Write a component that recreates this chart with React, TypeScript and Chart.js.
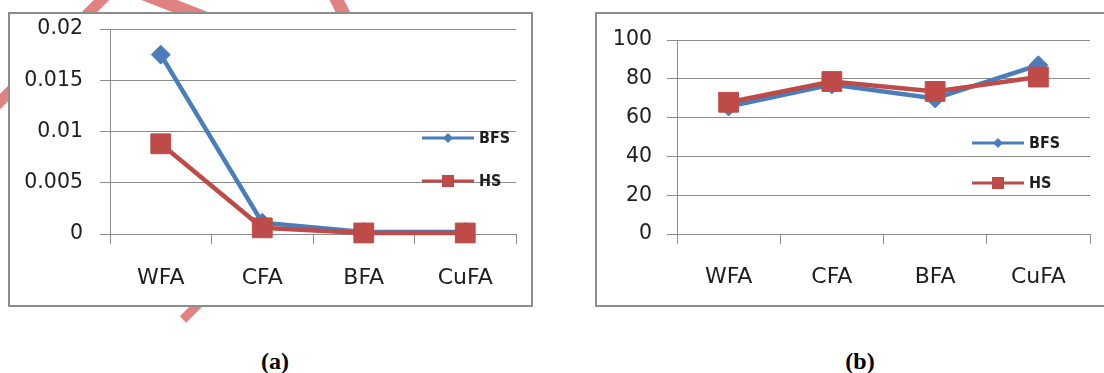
import React, { useEffect, useRef } from 'react';
import { Chart, registerables } from 'chart.js';

Chart.register(...registerables);

// ---- data ----
const categories = ['WFA', 'CFA', 'BFA', 'CuFA'];
const seriesNames = ['BFS', 'HS'];
const timeBFS = [0.0175, 0.0011, 0.0002, 0.0002];
const timeHS = [0.0088, 0.0006, 0.0001, 0.0001];
const accBFS = [65.7, 77.1, 69.9, 87.0];
const accHS = [67.9, 78.6, 73.5, 80.9];
const timeTickLabels = ['0', '0.005', '0.01', '0.015', '0.02'];
const accTickLabels = ['0', '20', '40', '60', '80', '100'];
const captions = ['(a)', '(b)'];

const BLUE = '#4A7EBB';
const RED = '#BE4B48';
const GRID = '#8c8c8c';
const TEXT = '#1e1e1e';

const lineLegend = {
  id: 'lineLegend',
  afterDatasetsDraw(chart: any, _args: any, opts: any) {
    const ctx = chart.ctx;
    chart.data.datasets.forEach((ds: any, i: number) => {
      const y = opts.y + i * opts.gap;
      ctx.save();
      ctx.strokeStyle = ds.borderColor;
      ctx.lineWidth = 3;
      ctx.beginPath();
      ctx.moveTo(opts.x, y);
      ctx.lineTo(opts.x + opts.len, y);
      ctx.stroke();
      const cx = opts.x + opts.len / 2;
      ctx.fillStyle = ds.backgroundColor;
      ctx.beginPath();
      if (ds.pointStyle === 'rectRot') {
        const r = 5;
        ctx.moveTo(cx, y - r);
        ctx.lineTo(cx + r, y);
        ctx.lineTo(cx, y + r);
        ctx.lineTo(cx - r, y);
        ctx.closePath();
      } else {
        ctx.rect(cx - 6, y - 6, 12, 12);
      }
      ctx.fill();
      ctx.fillStyle = TEXT;
      ctx.font = 'bold 16px "DejaVu Sans Condensed", "Liberation Sans Narrow", sans-serif';
      ctx.textBaseline = 'middle';
      ctx.textAlign = 'left';
      ctx.fillText(ds.label, opts.x + opts.len + 5, y + 1);
      ctx.restore();
    });
  },
};

type Cfg = {
  width: number;
  height: number;
  b: number[];
  h: number[];
  min: number;
  max: number;
  step: number;
  tickLabels: string[];
  yWidth: number;
  xHeight: number;
  padTop: number;
  padRight: number;
  yPad: number;
  xPad: number;
  legend: { x: number; y: number; gap: number; len: number };
};

function LineChart({ cfg }: { cfg: Cfg }) {
  const ref = useRef<HTMLCanvasElement | null>(null);
  useEffect(() => {
    if (!ref.current) return;
    const ds = (label: string, data: number[], color: string, style: string, r: number, order: number) => ({
      label,
      data,
      order,
      borderColor: color,
      backgroundColor: color,
      pointBackgroundColor: color,
      pointBorderColor: color,
      borderWidth: 4.5,
      pointStyle: style,
      pointRadius: r,
      pointBorderWidth: 1,
      tension: 0,
      clip: false,
    });
    const chart = new Chart(ref.current, {
      type: 'line',
      data: {
        labels: categories,
        datasets: [
          ds(seriesNames[0], cfg.b, BLUE, 'rectRot', 9.5, 2),
          ds(seriesNames[1], cfg.h, RED, 'rect', 14, 1),
        ] as any,
      },
      options: {
        responsive: false,
        animation: false,
        devicePixelRatio: 1,
        layout: { padding: { top: cfg.padTop, right: cfg.padRight, left: 0, bottom: 0 } },
        plugins: {
          legend: { display: false },
          tooltip: { enabled: false },
          lineLegend: cfg.legend,
        } as any,
        scales: {
          x: {
            offset: true,
            grid: { offset: true, drawOnChartArea: false, drawTicks: true, tickLength: 10, color: GRID },
            border: { display: true, color: GRID },
            ticks: { color: TEXT, padding: cfg.xPad, font: { family: '"DejaVu Sans"', size: 22 } },
            afterFit: (s: any) => {
              s.height = cfg.xHeight;
            },
          },
          y: {
            min: cfg.min,
            max: cfg.max,
            ticks: {
              stepSize: cfg.step,
              color: TEXT,
              padding: cfg.yPad,
              font: { family: '"DejaVu Sans"', size: 20.5 },
              callback: (_v: any, i: number) => cfg.tickLabels[i],
            },
            grid: { color: GRID, tickLength: 10 },
            border: { color: GRID },
            afterFit: (s: any) => {
              s.width = cfg.yWidth;
              s.paddingTop = 0;
              s.paddingBottom = 0;
            },
          },
        },
      } as any,
      plugins: [lineLegend],
    });
    return () => chart.destroy();
  }, []);
  return <canvas ref={ref} width={cfg.width} height={cfg.height} style={{ display: 'block' }} />;
}

function Band({ x1, y1, x2, y2, w }: { x1: number; y1: number; x2: number; y2: number; w: number }) {
  const dx = x2 - x1;
  const dy = y2 - y1;
  const len = Math.sqrt(dx * dx + dy * dy);
  const ang = (Math.atan2(dy, dx) * 180) / Math.PI;
  return (
    <div
      style={{
        position: 'absolute',
        left: x1,
        top: y1 - w / 2,
        width: len,
        height: w,
        background: '#E08282',
        transformOrigin: `0 ${w / 2}px`,
        transform: `rotate(${ang}deg)`,
        zIndex: 0,
      }}
    />
  );
}

const leftCfg: Cfg = {
  width: 521,
  height: 291,
  b: timeBFS,
  h: timeHS,
  min: 0,
  max: 0.02,
  step: 0.005,
  tickLabels: timeTickLabels,
  yWidth: 100,
  xHeight: 71,
  padTop: 13,
  padRight: 10,
  yPad: 17,
  xPad: 21,
  legend: { x: 412, y: 124, gap: 43, len: 52 },
};

const rightCfg: Cfg = {
  width: 520,
  height: 291,
  b: accBFS,
  h: accHS,
  min: 0,
  max: 100,
  step: 20,
  tickLabels: accTickLabels,
  yWidth: 80,
  xHeight: 71,
  padTop: 26,
  padRight: 27,
  yPad: 15,
  xPad: 20,
  legend: { x: 375, y: 129, gap: 40, len: 52 },
};

const boxStyle = (left: number): React.CSSProperties => ({
  position: 'absolute',
  left,
  top: 12,
  width: 521,
  height: 291,
  border: `2px solid ${GRID}`,
  background: '#fff',
  zIndex: 1,
});

const capStyle = (cx: number): React.CSSProperties => ({
  position: 'absolute',
  left: cx - 40,
  width: 80,
  top: 347,
  textAlign: 'center',
  fontFamily: '"Liberation Serif", "Times New Roman", serif',
  fontWeight: 'bold',
  fontSize: 24,
  lineHeight: '28px',
  color: '#000',
});

export default function App() {
  return (
    <div
      style={{
        position: 'absolute',
        left: 0,
        top: 0,
        width: 1104,
        height: 373,
        overflow: 'hidden',
        background: '#fff',
      }}
    >
      <Band x1={-12} y1={113} x2={112} y2={-11} w={11} />
      <Band x1={140} y1={-8} x2={240} y2={31} w={13} />
      <Band x1={333} y1={-8} x2={350} y2={26} w={13} />
      <Band x1={183} y1={319} x2={240} y2={262} w={9} />
      <div style={boxStyle(8)}>
        <LineChart cfg={leftCfg} />
      </div>
      <div style={{ ...boxStyle(595), width: 530 }}>
        <LineChart cfg={rightCfg} />
      </div>
      <div style={capStyle(275)}>{captions[0]}</div>
      <div style={capStyle(860)}>{captions[1]}</div>
    </div>
  );
}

★ ★ ★ ★ ★

**Written instruction:** Copy nothing but the lines from the top of the data down to the line containing "const TEXT = '#1e1e1e';", and leave the pictures out.

**Expected answer:**
Write a component that recreates this chart with React, TypeScript and Chart.js.
import React, { useEffect, useRef } from 'react';
import { Chart, registerables } from 'chart.js';

Chart.register(...registerables);

// ---- data ----
const categories = ['WFA', 'CFA', 'BFA', 'CuFA'];
const seriesNames = ['BFS', 'HS'];
const timeBFS = [0.0175, 0.0011, 0.0002, 0.0002];
const timeHS = [0.0088, 0.0006, 0.0001, 0.0001];
const accBFS = [65.7, 77.1, 69.9, 87.0];
const accHS = [67.9, 78.6, 73.5, 80.9];
const timeTickLabels = ['0', '0.005', '0.01', '0.015', '0.02'];
const accTickLabels = ['0', '20', '40', '60', '80', '100'];
const captions = ['(a)', '(b)'];

const BLUE = '#4A7EBB';
const RED = '#BE4B48';
const GRID = '#8c8c8c';
const TEXT = '#1e1e1e';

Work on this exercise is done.